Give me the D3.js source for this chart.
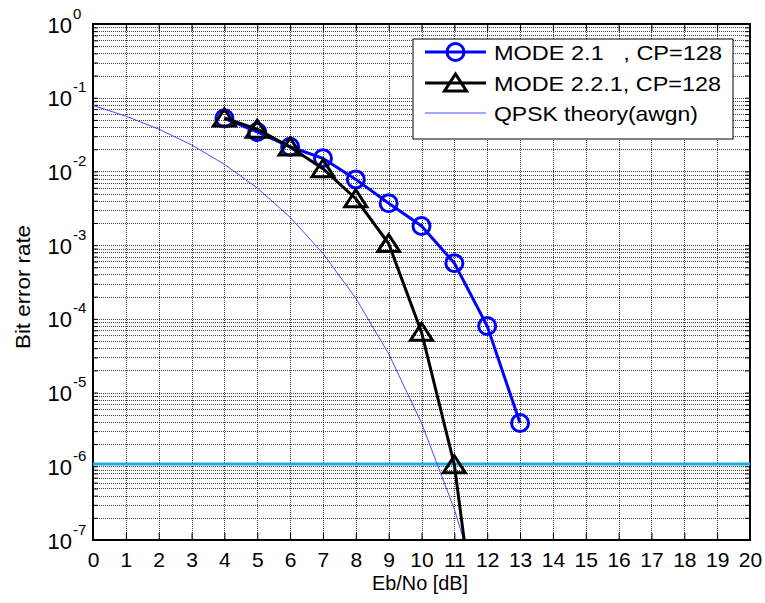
<!DOCTYPE html>
<html>
<head>
<meta charset="utf-8">
<script src="https://cdn.jsdelivr.net/npm/d3@7/dist/d3.min.js"></script>
<style>
  html, body { margin: 0; padding: 0; background: #fff; }
  svg { display: block; font-family: Arial, "Liberation Sans", sans-serif; }
</style>
</head>
<body>
<svg id="chart" width="765" height="603"></svg>
<script>
// ---- data ----
const snrMode21 = [4, 5, 6, 7, 8, 9, 10, 11, 12, 13];
const berMode21 = [0.0525, 0.0343, 0.0216, 0.0151, 0.0078, 0.0037, 0.00182, 0.00057, 8.0e-5, 3.86e-6];

const snrMode221 = [4, 5, 6, 7, 8, 9, 10, 11, 12];
const berMode221 = [0.053, 0.0374, 0.0215, 0.0109, 0.00426, 0.00105, 6.6e-5, 1.05e-6, 4e-10];

const snrTheory = [0, 1, 2, 3, 4, 5, 6, 7, 8, 9, 10, 11, 12];
const berTheory = [0.0786, 0.0563, 0.0375, 0.0229, 0.0125, 0.00595, 0.00239, 7.73e-4, 1.91e-4, 3.36e-5, 3.87e-6, 2.61e-7, 9.0e-9];

const targetBer = 1.07e-6;

const xTicks = d3.range(0, 21);
const yExponents = [0, -1, -2, -3, -4, -5, -6, -7];

const legendLabels = ["MODE 2.1   , CP=128", "MODE 2.2.1, CP=128", "QPSK theory(awgn)"];

// ---- layout ----
const L = 93, R = 750, T = 24, B = 540;
const svg = d3.select("#chart");

const x = d3.scaleLinear().domain([0, 20]).range([L, R]);
const y = d3.scaleLog().domain([1e-7, 1]).range([B, T]);

svg.append("defs").append("clipPath").attr("id", "clip")
  .append("rect").attr("x", L).attr("y", T).attr("width", R - L).attr("height", B - T);

// ---- grid ----
const grid = svg.append("g");
const hLines = [];
for (let e = -7; e < 0; e++) {
  for (let m = 1; m <= 9; m++) hLines.push(m * Math.pow(10, e));
}
grid.selectAll("line.h").data(hLines).join("line")
  .attr("x1", L).attr("x2", R)
  .attr("y1", d => Math.round(y(d)) + 0.5).attr("y2", d => Math.round(y(d)) + 0.5)
  .attr("stroke", "#000").attr("stroke-opacity", 0.75)
  .attr("stroke-width", 1).attr("stroke-dasharray", "1,1");
grid.selectAll("line.v").data(xTicks.slice(1, -1)).join("line")
  .attr("y1", T).attr("y2", B)
  .attr("x1", d => Math.round(x(d)) + 0.5).attr("x2", d => Math.round(x(d)) + 0.5)
  .attr("stroke", "#000").attr("stroke-opacity", 0.75)
  .attr("stroke-width", 1).attr("stroke-dasharray", "1,1");

// ---- axes ----
const xAxis = d3.axisBottom(x).tickValues(xTicks).tickSize(-7).tickPadding(12).tickSizeOuter(0);
const gx = svg.append("g").attr("transform", `translate(0,${B})`).call(xAxis);
gx.select(".domain").remove();
gx.selectAll(".tick line").attr("stroke", "#000");
gx.selectAll(".tick text").attr("font-size", 21).attr("fill", "#000")
  .attr("font-family", "Arial, 'Liberation Sans', sans-serif");

const xAxisTop = d3.axisTop(x).tickValues(xTicks).tickSize(-7).tickFormat("").tickSizeOuter(0);
const gxt = svg.append("g").attr("transform", `translate(0,${T})`).call(xAxisTop);
gxt.select(".domain").remove();

const yAxis = d3.axisLeft(y).tickValues(hLines.concat([1])).tickSize(-5).tickFormat("").tickSizeOuter(0);
const gy = svg.append("g").attr("transform", `translate(${L},0)`).call(yAxis);
gy.select(".domain").remove();
const yAxisR = d3.axisRight(y).tickValues(hLines.concat([1])).tickSize(-5).tickFormat("").tickSizeOuter(0);
const gyr = svg.append("g").attr("transform", `translate(${R},0)`).call(yAxisR);
gyr.select(".domain").remove();

// y labels 10^e
const ylab = svg.append("g");
yExponents.forEach(e => {
  const yy = y(Math.pow(10, e));
  ylab.append("text").attr("x", 72).attr("y", yy + 8.5)
    .attr("text-anchor", "end").attr("font-size", 22).attr("fill", "#000").text("10");
  ylab.append("text").attr("x", 73).attr("y", yy - 5.5)
    .attr("text-anchor", "start").attr("font-size", 15).attr("fill", "#000").text(String(e));
});

// frame
svg.append("rect").attr("x", L).attr("y", T).attr("width", R - L).attr("height", B - T)
  .attr("fill", "none").attr("stroke", "#000").attr("stroke-width", 2);

// axis titles
svg.append("text").attr("x", 420).attr("y", 590).attr("text-anchor", "middle")
  .attr("font-size", 20).attr("fill", "#000")
  .attr("textLength", 96).attr("lengthAdjust", "spacingAndGlyphs").text("Eb/No [dB]");
svg.append("text").attr("transform", `translate(30,${(T + B) / 2 + 5}) rotate(-90)`)
  .attr("text-anchor", "middle").attr("font-size", 20).attr("fill", "#000")
  .attr("textLength", 124).attr("lengthAdjust", "spacingAndGlyphs").text("Bit error rate");

// ---- data marks ----
const plot = svg.append("g").attr("clip-path", "url(#clip)");
const line = d3.line().x(d => x(d[0])).y(d => y(d[1]));

plot.append("line").attr("x1", L).attr("x2", R)
  .attr("y1", y(targetBer)).attr("y2", y(targetBer))
  .attr("stroke", "#19ade6").attr("stroke-width", 3);

plot.append("path").datum(d3.zip(snrTheory, berTheory))
  .attr("d", line).attr("fill", "none").attr("stroke", "#4a4aff").attr("stroke-width", 1);

const d21 = d3.zip(snrMode21, berMode21);
plot.append("path").datum(d21).attr("d", line)
  .attr("fill", "none").attr("stroke", "#0000ff").attr("stroke-width", 3);
plot.selectAll("circle.m21").data(d21).join("circle")
  .attr("cx", d => x(d[0])).attr("cy", d => y(d[1])).attr("r", 8.5)
  .attr("fill", "none").attr("stroke", "#0000ff").attr("stroke-width", 3);

const d221 = d3.zip(snrMode221, berMode221);
plot.append("path").datum(d221).attr("d", line)
  .attr("fill", "none").attr("stroke", "#000").attr("stroke-width", 3);
const tri = (cx, cy) => `M${cx},${cy - 9}L${cx + 11},${cy + 8}L${cx - 11},${cy + 8}Z`;
plot.selectAll("path.m221").data(d221).join("path")
  .attr("d", d => tri(x(d[0]), y(d[1])))
  .attr("fill", "none").attr("stroke", "#000").attr("stroke-width", 3);

// ---- legend ----
const lg = svg.append("g");
lg.append("rect").attr("x", 413).attr("y", 39).attr("width", 320).attr("height", 100)
  .attr("fill", "#fff").attr("stroke", "#000").attr("stroke-width", 1);
const rows = [52, 83, 113];
const lx1 = 425, lx2 = 486, lxm = (lx1 + lx2) / 2;
lg.append("line").attr("x1", lx1).attr("x2", lx2).attr("y1", rows[0]).attr("y2", rows[0])
  .attr("stroke", "#0000ff").attr("stroke-width", 3);
lg.append("circle").attr("cx", lxm).attr("cy", rows[0]).attr("r", 8.5)
  .attr("fill", "none").attr("stroke", "#0000ff").attr("stroke-width", 3);
lg.append("line").attr("x1", lx1).attr("x2", lx2).attr("y1", rows[1]).attr("y2", rows[1])
  .attr("stroke", "#000").attr("stroke-width", 3);
lg.append("path").attr("d", tri(lxm, rows[1])).attr("fill", "none")
  .attr("stroke", "#000").attr("stroke-width", 3);
lg.append("line").attr("x1", lx1).attr("x2", lx2).attr("y1", rows[2]).attr("y2", rows[2])
  .attr("stroke", "#4a4aff").attr("stroke-width", 1);
const legendWidths = [228, 227, 204];
legendLabels.forEach((t, i) => {
  lg.append("text").attr("x", 494).attr("y", rows[i] + 7.5).attr("font-size", 21)
    .attr("fill", "#000").attr("textLength", legendWidths[i]).attr("lengthAdjust", "spacingAndGlyphs")
    .style("white-space", "pre").text(t);
});
</script>
</body>
</html>
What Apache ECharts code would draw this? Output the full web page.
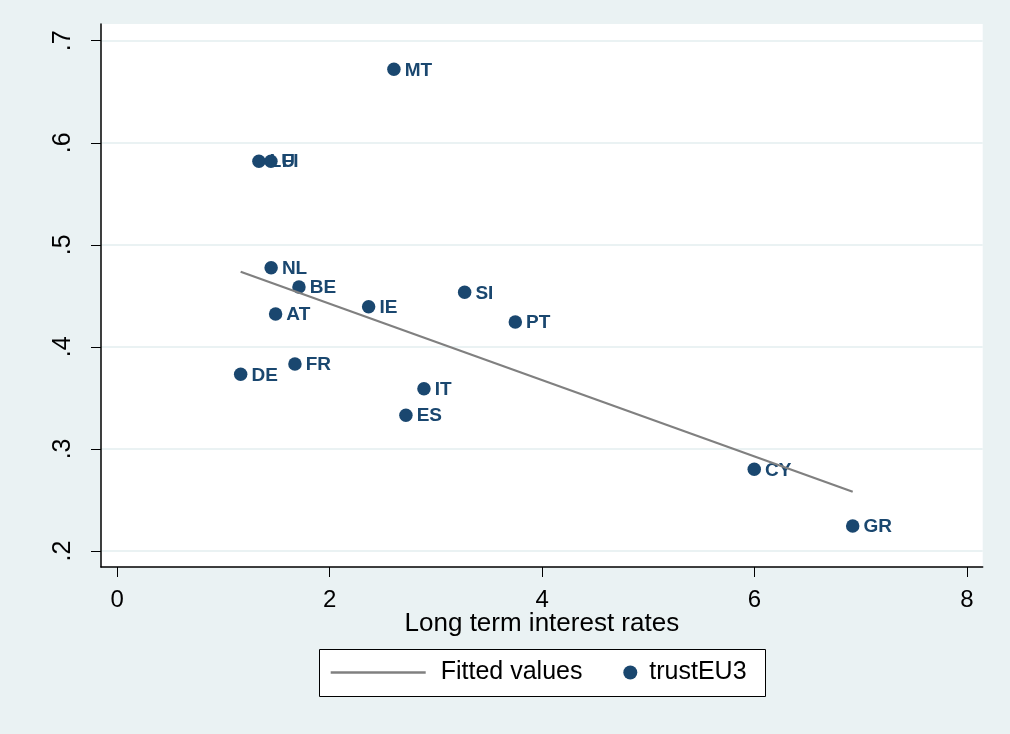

→ **Exercise objective**
Reproduce the data above word for word from its first line through the line that holds "6.6e-5, 1.05e-6, 4e-10];", both ends included; skip pictures.

→ **Full solution**
Give me the D3.js source for this chart.
<!DOCTYPE html>
<html>
<head>
<meta charset="utf-8">
<script src="https://cdn.jsdelivr.net/npm/d3@7/dist/d3.min.js"></script>
<style>
  html, body { margin: 0; padding: 0; background: #fff; }
  svg { display: block; font-family: Arial, "Liberation Sans", sans-serif; }
</style>
</head>
<body>
<svg id="chart" width="765" height="603"></svg>
<script>
// ---- data ----
const snrMode21 = [4, 5, 6, 7, 8, 9, 10, 11, 12, 13];
const berMode21 = [0.0525, 0.0343, 0.0216, 0.0151, 0.0078, 0.0037, 0.00182, 0.00057, 8.0e-5, 3.86e-6];

const snrMode221 = [4, 5, 6, 7, 8, 9, 10, 11, 12];
const berMode221 = [0.053, 0.0374, 0.0215, 0.0109, 0.00426, 0.00105, 6.6e-5, 1.05e-6, 4e-10];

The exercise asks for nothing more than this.